What you should do> How many lines in these records hold the string "Rebuild"? Reply with the number alone.

Entries with chart source code
::::::::::

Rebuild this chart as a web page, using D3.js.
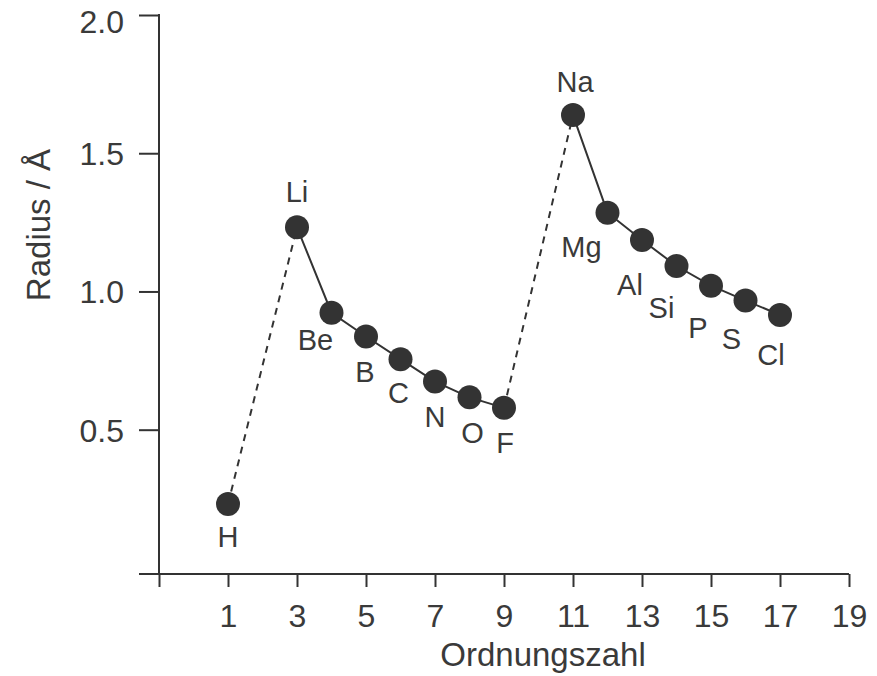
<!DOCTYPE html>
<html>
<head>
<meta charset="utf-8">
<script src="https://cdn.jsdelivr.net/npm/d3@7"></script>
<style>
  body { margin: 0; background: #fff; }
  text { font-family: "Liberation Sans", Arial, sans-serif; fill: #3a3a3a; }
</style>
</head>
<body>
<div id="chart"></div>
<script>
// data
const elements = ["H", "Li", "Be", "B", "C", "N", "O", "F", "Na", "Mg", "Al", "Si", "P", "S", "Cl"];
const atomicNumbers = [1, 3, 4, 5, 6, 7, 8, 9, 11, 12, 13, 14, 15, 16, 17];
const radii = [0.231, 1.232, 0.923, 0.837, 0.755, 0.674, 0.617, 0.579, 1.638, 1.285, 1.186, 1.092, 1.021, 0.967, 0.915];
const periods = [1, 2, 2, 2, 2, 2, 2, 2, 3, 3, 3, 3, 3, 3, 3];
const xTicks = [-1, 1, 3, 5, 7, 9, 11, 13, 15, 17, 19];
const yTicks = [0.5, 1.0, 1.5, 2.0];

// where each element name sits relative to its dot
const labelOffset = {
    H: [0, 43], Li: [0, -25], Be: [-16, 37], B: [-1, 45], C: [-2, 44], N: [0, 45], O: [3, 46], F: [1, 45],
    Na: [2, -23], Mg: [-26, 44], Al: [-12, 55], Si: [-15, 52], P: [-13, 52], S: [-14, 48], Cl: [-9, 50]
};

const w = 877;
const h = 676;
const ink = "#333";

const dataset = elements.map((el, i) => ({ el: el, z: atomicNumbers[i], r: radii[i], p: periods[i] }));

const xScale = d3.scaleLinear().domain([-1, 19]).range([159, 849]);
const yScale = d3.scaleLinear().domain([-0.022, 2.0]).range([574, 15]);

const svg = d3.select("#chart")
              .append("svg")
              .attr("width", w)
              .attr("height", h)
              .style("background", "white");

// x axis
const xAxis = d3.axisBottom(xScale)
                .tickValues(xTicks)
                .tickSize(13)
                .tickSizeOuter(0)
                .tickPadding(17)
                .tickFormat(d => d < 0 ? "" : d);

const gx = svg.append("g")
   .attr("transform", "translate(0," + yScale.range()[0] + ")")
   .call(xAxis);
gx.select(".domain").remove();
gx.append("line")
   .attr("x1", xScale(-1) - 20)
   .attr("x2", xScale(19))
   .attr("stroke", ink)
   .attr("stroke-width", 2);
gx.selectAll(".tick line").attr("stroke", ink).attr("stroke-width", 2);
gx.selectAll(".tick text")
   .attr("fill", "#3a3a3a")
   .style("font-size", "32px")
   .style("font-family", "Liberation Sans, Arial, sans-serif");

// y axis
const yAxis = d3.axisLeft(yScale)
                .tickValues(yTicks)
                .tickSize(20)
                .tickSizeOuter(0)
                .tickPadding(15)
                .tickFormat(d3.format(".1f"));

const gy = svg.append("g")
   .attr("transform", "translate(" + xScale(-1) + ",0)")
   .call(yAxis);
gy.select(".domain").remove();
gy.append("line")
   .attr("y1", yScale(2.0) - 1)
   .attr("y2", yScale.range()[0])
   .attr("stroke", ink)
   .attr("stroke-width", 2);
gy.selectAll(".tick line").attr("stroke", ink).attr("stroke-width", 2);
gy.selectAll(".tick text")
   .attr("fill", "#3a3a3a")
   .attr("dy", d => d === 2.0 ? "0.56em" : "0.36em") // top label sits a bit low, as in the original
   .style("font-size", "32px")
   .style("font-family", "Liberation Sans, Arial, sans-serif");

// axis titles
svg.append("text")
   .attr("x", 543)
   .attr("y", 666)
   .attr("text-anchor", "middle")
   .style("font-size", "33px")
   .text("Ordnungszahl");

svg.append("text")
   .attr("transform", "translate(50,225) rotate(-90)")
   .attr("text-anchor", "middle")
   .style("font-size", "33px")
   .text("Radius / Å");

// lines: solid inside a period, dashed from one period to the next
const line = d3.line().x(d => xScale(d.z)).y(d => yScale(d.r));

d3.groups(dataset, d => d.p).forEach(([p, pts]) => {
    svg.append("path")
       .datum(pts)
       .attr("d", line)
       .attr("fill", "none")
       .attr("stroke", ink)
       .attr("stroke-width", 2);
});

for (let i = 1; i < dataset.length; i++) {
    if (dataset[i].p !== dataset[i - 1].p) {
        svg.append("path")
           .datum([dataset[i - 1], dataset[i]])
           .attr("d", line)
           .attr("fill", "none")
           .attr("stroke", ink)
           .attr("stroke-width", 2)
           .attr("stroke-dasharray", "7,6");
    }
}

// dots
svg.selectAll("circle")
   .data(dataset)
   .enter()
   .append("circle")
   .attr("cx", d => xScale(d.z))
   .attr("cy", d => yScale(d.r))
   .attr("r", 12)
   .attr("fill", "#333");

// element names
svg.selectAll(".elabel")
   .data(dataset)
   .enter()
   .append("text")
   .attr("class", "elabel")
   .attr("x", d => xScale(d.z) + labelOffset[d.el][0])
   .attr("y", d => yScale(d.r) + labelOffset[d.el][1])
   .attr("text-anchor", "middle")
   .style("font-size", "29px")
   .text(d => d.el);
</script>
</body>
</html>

::::::::::

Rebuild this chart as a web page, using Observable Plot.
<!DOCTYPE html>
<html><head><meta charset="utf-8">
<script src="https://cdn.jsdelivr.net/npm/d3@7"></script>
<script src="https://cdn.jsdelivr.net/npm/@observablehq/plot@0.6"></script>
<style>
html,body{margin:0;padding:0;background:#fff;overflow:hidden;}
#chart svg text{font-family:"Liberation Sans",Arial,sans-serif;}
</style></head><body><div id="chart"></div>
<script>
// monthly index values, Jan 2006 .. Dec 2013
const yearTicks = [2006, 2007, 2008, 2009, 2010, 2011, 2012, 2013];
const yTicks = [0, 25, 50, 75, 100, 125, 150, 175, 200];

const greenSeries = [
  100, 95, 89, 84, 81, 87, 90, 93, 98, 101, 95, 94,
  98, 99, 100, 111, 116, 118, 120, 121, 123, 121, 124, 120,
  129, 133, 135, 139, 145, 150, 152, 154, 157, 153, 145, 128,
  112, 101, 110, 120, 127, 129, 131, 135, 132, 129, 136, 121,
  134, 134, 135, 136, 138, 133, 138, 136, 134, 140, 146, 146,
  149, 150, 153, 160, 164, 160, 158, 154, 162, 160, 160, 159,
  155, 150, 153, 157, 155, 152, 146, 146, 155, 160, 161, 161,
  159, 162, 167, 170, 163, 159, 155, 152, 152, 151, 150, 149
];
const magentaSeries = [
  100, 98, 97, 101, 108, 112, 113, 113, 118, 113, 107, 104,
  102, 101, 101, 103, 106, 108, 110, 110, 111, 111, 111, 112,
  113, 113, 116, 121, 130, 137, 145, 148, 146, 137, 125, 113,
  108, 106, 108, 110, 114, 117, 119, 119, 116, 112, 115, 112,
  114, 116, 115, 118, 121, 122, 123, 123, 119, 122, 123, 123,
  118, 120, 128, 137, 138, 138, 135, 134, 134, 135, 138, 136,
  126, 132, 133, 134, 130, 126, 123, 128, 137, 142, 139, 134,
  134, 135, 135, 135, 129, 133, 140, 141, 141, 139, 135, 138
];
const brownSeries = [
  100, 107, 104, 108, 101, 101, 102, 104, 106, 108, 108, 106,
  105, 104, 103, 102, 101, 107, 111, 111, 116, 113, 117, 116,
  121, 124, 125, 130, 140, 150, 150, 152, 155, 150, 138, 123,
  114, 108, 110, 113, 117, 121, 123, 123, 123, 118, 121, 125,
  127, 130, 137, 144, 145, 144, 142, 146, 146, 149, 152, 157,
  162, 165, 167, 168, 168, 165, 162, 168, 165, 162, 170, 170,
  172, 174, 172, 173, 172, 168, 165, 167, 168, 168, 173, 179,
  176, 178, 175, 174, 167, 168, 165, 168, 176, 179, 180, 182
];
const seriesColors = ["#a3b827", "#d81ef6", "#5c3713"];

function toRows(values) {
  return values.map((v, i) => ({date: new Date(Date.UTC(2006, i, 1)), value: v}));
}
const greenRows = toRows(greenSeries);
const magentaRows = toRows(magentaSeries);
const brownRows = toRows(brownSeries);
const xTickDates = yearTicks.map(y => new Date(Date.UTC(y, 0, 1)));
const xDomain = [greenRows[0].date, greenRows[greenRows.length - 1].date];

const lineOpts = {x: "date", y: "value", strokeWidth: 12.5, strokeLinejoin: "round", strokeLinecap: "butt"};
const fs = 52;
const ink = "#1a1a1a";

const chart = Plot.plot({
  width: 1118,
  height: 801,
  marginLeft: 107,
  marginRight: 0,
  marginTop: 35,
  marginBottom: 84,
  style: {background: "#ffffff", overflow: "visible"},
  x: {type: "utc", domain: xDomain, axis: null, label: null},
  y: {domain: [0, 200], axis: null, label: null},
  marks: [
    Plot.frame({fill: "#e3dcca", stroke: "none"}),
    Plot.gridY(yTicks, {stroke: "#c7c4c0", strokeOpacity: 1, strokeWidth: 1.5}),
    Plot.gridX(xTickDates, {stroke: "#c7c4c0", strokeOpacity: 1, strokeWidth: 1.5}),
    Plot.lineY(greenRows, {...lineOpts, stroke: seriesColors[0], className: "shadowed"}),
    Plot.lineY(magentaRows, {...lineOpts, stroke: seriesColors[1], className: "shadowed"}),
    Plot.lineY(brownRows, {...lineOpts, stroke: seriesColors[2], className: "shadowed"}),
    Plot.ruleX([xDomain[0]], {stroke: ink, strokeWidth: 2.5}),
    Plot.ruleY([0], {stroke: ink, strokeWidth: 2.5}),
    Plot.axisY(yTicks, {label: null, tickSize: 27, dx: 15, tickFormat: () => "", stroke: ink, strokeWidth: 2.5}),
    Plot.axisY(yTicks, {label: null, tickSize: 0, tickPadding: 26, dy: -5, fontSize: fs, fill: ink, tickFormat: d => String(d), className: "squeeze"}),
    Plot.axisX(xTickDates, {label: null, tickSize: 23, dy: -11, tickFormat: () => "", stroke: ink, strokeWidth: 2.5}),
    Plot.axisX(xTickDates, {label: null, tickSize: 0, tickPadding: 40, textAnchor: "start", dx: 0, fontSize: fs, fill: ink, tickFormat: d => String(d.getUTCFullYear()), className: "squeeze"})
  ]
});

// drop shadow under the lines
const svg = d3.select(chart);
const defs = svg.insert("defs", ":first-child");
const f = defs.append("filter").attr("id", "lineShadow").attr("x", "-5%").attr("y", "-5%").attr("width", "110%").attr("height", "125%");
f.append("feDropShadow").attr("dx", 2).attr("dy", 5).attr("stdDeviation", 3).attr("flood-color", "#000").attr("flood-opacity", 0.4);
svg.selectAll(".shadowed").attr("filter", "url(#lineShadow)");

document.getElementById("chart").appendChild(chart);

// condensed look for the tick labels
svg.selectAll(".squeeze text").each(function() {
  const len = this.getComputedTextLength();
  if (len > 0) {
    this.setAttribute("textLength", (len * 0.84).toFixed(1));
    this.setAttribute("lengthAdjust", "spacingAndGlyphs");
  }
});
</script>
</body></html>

::::::::::

Exercise result> 2